Much of the resistance to the Muskrat Falls dam has taken place with very little media attention here in the United States. Dozens of land protectors and riverkeepers in Labrador have been criminalized (and some, including Elders, jailed in maximum security penitentiaries) for peaceful acts of resistance and sacred ceremonies on traditional lands.

“All calls for accountability, transparency, and respect have been ignored as this megaproject proceeds full speed ahead, doubling in a cost (now $12.7 billion) that will be borne by our province’s poorest residents and next generations” the Land Protectors state.

“All possible political channels have been exhausted, from meetings with bureaucrats and Ministers to years of lobbying, petitioning, demonstrating, and civil disobedience in Labrador. Still the federal and provincial governments refuse to seek and obtain the free, prior and informed consent of all of us affected downstream.”

Since 1970, Indigenous people have gathered at noon on Cole’s Hill in Plymouth to commemorate a National Day of Mourning on the US thanksgiving holiday. Many Native people do not celebrate the arrival of the Pilgrims and other European settlers.

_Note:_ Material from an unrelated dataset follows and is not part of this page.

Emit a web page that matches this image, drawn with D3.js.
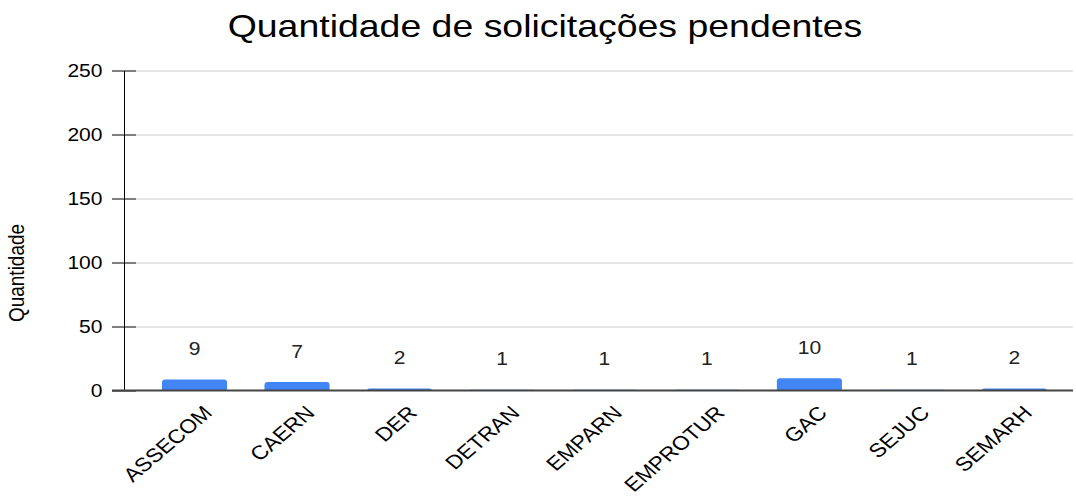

Thanksgiving Day is a reminder of the genocide of millions of Native people, the theft of Native lands, and the relentless assault on Native culture. Participants in National Day of Mourning honor Indigenous ancestors and the struggles of Native peoples to survive today. It is a day of remembrance and spiritual connection as well as a protest of the racism and oppression that Native people continue to experience.

Marjorie Flowers’ speaking tour is sponsored by the North American Megadams Resistance Alliance (NAMRA), which opposes imports of hydroelectricity from large dams – like Muskrat Falls – that have caused irreversible harm to ecosystems and to Indigenous communities. The States of Vermont, Massachussetts, Maine, New Hampshire, and New York, have been complicit in the expansion of hydroelectric development on Indigenous lands through imports of electricity from Hydro Quebec. (Electricity from Hydro Quebec includes energy generated in Labrador on the Churchill River.)

The proposed new transmission lines – the New England Clean Power Link, Central Maine Power’s New England Clean Energy Connect, the Northern Pass, the Champlain Hudson Power Express – that would bring hydroelectricity from Quebec and Labrador to the region, will certainly lead to new mega dam construction on Indigenous lands.

“We ask the citizens of northeastern states to pay attention to the struggle underway in Labrador over Muskrat Falls. Hydroelectricity from large dams is neither clean nor green. Our energy policies must be based on respect for social justice and human rights. Large dams destroy forests and wetlands, contributing significantly to climate change and biodiversity loss,” stated Alexis Lathem, a Vermont member of the Alliance.